»»

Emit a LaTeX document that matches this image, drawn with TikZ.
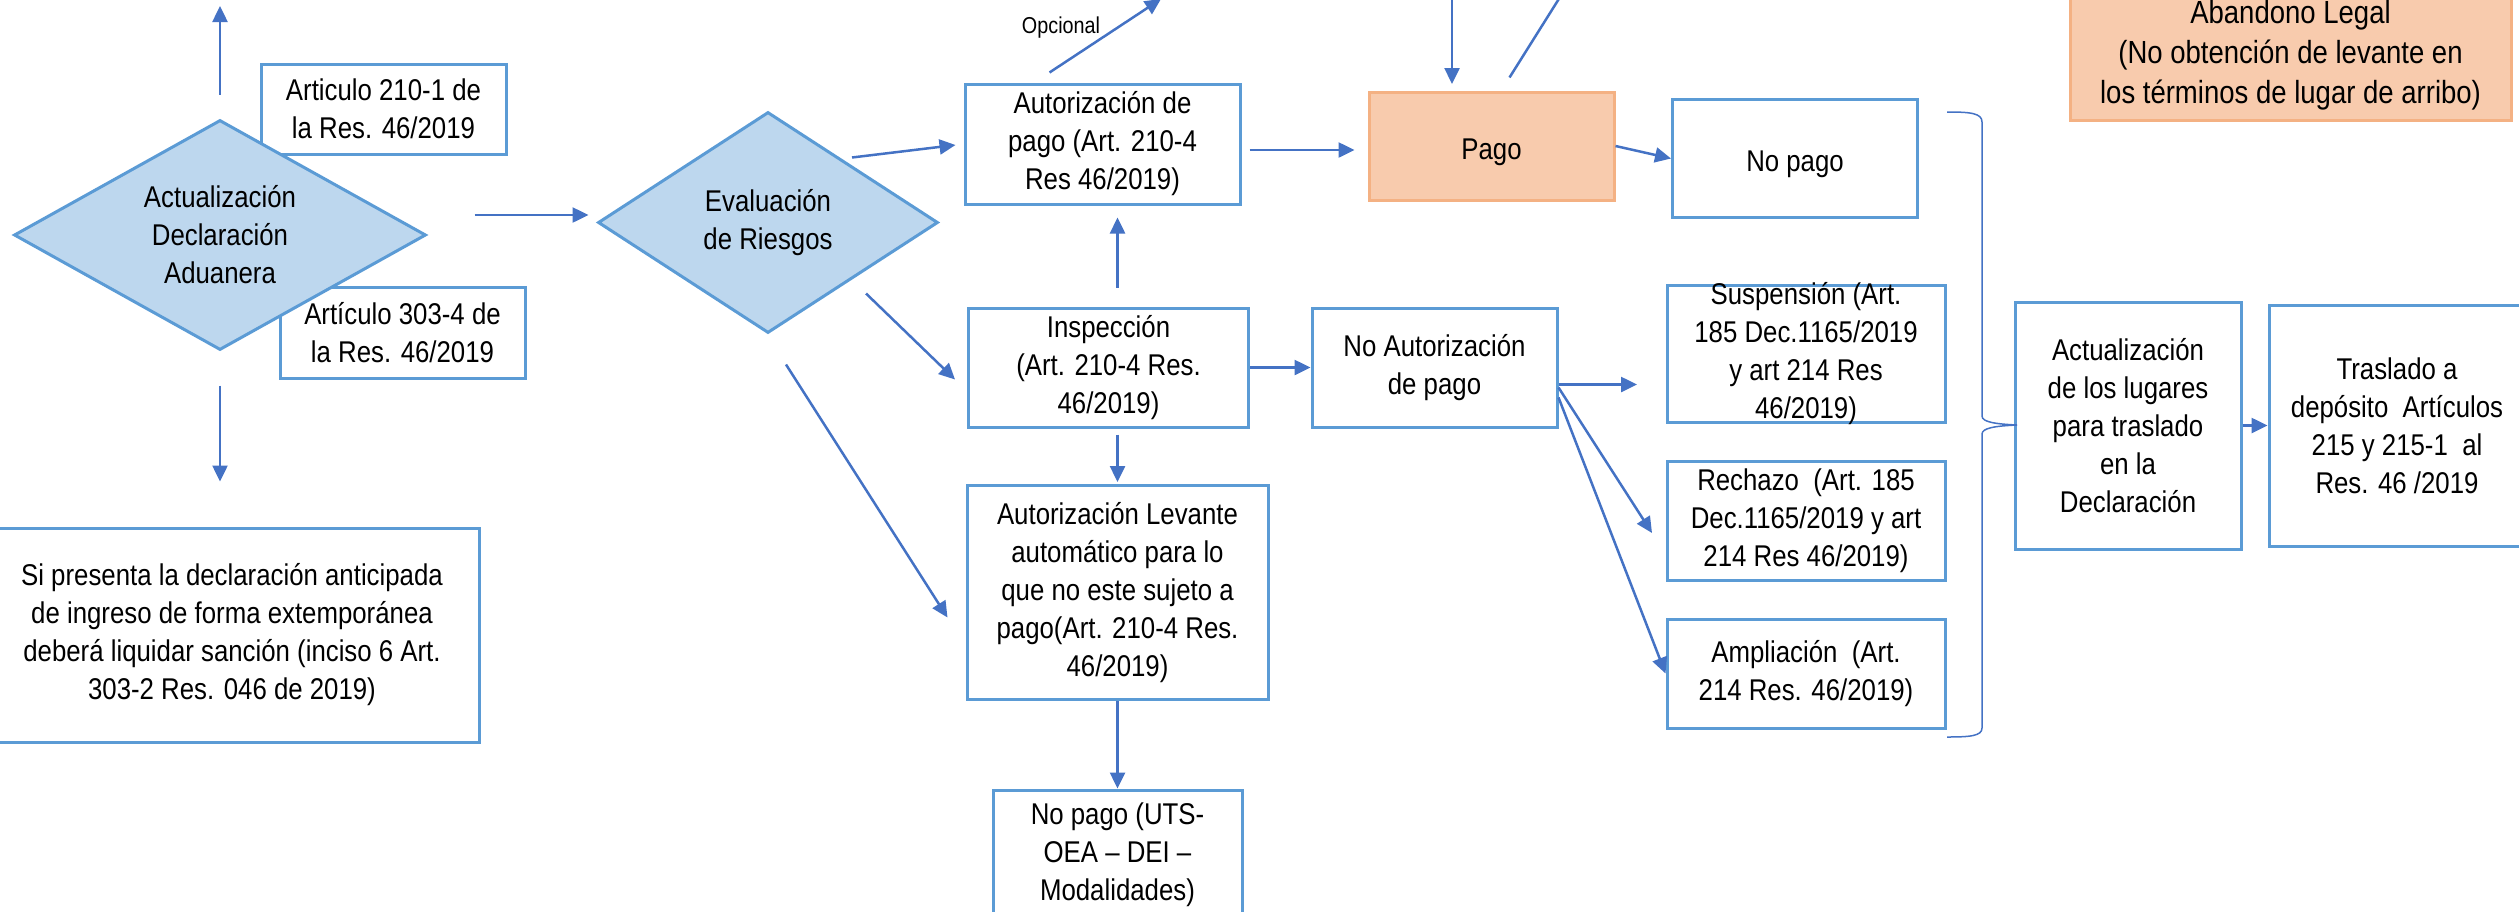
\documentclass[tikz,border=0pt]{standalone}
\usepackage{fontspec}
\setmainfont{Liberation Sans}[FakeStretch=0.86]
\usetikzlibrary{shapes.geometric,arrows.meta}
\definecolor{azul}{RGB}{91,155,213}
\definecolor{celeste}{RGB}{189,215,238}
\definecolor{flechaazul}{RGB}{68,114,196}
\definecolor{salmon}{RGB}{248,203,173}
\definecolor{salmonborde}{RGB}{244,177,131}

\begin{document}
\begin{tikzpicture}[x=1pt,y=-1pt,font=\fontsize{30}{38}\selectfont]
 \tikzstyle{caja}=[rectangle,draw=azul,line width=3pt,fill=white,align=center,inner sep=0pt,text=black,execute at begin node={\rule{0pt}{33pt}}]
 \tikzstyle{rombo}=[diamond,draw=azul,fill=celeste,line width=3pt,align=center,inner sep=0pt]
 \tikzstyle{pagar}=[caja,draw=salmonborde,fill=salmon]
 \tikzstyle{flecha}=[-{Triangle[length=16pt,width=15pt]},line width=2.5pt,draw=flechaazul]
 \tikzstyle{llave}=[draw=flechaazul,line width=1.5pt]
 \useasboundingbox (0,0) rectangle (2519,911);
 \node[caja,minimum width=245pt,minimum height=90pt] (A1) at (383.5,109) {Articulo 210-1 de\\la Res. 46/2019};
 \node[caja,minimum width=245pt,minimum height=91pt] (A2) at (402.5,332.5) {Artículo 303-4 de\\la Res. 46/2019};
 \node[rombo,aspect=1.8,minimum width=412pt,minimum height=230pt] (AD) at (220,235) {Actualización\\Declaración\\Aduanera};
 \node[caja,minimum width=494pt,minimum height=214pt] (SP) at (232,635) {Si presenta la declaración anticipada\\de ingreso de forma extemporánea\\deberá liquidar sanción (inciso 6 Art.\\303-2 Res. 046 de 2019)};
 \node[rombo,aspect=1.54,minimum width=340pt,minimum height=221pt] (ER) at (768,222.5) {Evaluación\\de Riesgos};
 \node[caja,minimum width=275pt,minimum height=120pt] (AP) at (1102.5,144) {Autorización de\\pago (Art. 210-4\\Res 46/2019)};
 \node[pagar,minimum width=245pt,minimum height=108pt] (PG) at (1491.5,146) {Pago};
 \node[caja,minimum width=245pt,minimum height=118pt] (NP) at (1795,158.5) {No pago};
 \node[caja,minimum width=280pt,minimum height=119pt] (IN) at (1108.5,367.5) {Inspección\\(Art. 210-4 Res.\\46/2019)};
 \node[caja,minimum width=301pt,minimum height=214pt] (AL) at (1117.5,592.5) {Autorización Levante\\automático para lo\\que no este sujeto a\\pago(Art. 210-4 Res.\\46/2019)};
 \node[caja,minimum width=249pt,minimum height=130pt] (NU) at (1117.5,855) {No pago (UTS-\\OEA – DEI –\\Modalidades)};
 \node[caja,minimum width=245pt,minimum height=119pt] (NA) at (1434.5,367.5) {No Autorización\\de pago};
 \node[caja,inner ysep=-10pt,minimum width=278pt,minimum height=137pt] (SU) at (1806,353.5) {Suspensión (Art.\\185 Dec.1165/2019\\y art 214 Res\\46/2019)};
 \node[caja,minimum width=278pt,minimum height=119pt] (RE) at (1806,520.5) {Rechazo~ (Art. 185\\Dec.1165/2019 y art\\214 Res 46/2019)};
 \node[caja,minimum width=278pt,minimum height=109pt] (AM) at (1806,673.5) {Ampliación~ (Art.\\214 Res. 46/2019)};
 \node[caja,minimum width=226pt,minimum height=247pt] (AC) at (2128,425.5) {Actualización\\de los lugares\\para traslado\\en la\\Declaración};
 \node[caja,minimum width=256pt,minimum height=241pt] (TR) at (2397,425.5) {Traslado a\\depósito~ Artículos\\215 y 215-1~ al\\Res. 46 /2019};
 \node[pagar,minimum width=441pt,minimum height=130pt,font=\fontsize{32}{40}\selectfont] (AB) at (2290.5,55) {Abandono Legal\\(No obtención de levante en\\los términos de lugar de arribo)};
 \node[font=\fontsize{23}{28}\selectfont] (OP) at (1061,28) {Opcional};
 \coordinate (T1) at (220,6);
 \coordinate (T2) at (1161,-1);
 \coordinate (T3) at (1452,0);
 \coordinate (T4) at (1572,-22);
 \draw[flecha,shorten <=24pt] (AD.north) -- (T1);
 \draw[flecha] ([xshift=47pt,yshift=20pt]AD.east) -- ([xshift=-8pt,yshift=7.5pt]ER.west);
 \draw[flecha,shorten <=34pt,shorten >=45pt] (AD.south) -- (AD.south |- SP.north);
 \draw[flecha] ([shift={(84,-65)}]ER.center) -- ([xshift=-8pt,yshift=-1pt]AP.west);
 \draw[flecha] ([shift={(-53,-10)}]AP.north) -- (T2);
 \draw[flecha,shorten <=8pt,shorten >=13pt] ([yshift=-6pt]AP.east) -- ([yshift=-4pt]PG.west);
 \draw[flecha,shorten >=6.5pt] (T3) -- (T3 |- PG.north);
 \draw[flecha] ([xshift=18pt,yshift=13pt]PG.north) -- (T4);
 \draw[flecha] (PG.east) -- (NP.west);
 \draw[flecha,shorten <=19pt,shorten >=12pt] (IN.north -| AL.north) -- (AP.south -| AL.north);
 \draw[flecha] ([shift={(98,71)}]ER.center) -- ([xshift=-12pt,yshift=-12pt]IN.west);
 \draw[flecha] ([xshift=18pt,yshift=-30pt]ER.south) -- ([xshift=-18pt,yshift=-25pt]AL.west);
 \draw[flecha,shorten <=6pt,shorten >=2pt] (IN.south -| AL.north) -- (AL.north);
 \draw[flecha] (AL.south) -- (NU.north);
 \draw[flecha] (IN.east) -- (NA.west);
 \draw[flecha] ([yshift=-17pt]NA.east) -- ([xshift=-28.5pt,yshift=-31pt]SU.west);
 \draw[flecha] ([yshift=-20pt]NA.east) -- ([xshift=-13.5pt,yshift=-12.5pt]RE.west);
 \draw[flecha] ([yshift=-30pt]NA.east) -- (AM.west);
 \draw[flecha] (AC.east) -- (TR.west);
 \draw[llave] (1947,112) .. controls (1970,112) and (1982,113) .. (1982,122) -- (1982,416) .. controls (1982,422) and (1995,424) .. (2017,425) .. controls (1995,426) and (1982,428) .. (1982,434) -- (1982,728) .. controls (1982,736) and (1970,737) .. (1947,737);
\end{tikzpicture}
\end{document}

««
»»

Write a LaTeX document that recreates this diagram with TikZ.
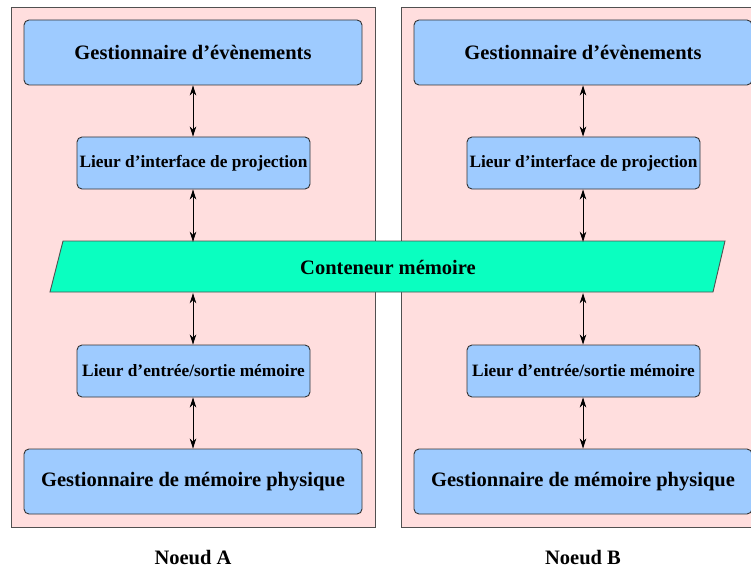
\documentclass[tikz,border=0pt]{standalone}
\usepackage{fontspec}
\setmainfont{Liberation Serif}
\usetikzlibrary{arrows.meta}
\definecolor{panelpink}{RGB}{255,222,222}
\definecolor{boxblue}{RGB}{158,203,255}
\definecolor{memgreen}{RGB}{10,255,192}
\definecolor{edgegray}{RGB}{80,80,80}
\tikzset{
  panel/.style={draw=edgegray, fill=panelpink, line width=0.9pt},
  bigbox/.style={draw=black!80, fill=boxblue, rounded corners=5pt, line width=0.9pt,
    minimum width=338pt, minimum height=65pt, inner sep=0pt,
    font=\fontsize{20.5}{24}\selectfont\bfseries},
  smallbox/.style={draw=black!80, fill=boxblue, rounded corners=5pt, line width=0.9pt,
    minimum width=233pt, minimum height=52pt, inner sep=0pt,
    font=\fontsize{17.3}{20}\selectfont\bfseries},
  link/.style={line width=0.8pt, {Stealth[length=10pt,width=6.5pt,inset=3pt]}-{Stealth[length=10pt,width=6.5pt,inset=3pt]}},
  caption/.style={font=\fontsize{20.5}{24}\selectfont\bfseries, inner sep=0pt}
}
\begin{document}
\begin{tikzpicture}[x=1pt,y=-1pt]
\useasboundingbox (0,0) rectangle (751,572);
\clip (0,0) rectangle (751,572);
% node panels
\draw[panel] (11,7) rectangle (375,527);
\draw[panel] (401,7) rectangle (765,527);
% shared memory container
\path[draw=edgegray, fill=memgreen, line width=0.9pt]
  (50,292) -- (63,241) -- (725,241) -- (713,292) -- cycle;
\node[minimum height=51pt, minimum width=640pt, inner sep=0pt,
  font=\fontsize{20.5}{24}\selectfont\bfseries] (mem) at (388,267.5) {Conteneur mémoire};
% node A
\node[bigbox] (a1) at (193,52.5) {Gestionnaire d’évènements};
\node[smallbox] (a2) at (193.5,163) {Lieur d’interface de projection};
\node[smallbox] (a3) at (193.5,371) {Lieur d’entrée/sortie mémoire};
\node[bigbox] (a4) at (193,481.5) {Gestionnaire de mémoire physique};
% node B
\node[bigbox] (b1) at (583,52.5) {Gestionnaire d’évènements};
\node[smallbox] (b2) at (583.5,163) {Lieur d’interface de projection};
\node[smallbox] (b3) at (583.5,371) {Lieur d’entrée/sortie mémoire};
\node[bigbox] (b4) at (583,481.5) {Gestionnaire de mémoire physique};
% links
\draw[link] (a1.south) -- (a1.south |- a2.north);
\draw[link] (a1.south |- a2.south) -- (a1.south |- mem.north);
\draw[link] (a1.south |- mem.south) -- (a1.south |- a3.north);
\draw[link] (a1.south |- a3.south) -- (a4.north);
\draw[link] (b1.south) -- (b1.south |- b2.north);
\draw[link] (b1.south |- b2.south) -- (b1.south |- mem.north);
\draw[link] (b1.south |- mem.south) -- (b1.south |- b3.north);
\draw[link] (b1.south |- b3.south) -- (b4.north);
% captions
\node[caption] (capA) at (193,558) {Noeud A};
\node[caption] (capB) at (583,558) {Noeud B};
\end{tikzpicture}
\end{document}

««

From the data above, copy out every line with the string "that" in it.

• **THE REPLY**
Emit a LaTeX document that matches this image, drawn with TikZ.
Write a LaTeX document that recreates this diagram with TikZ.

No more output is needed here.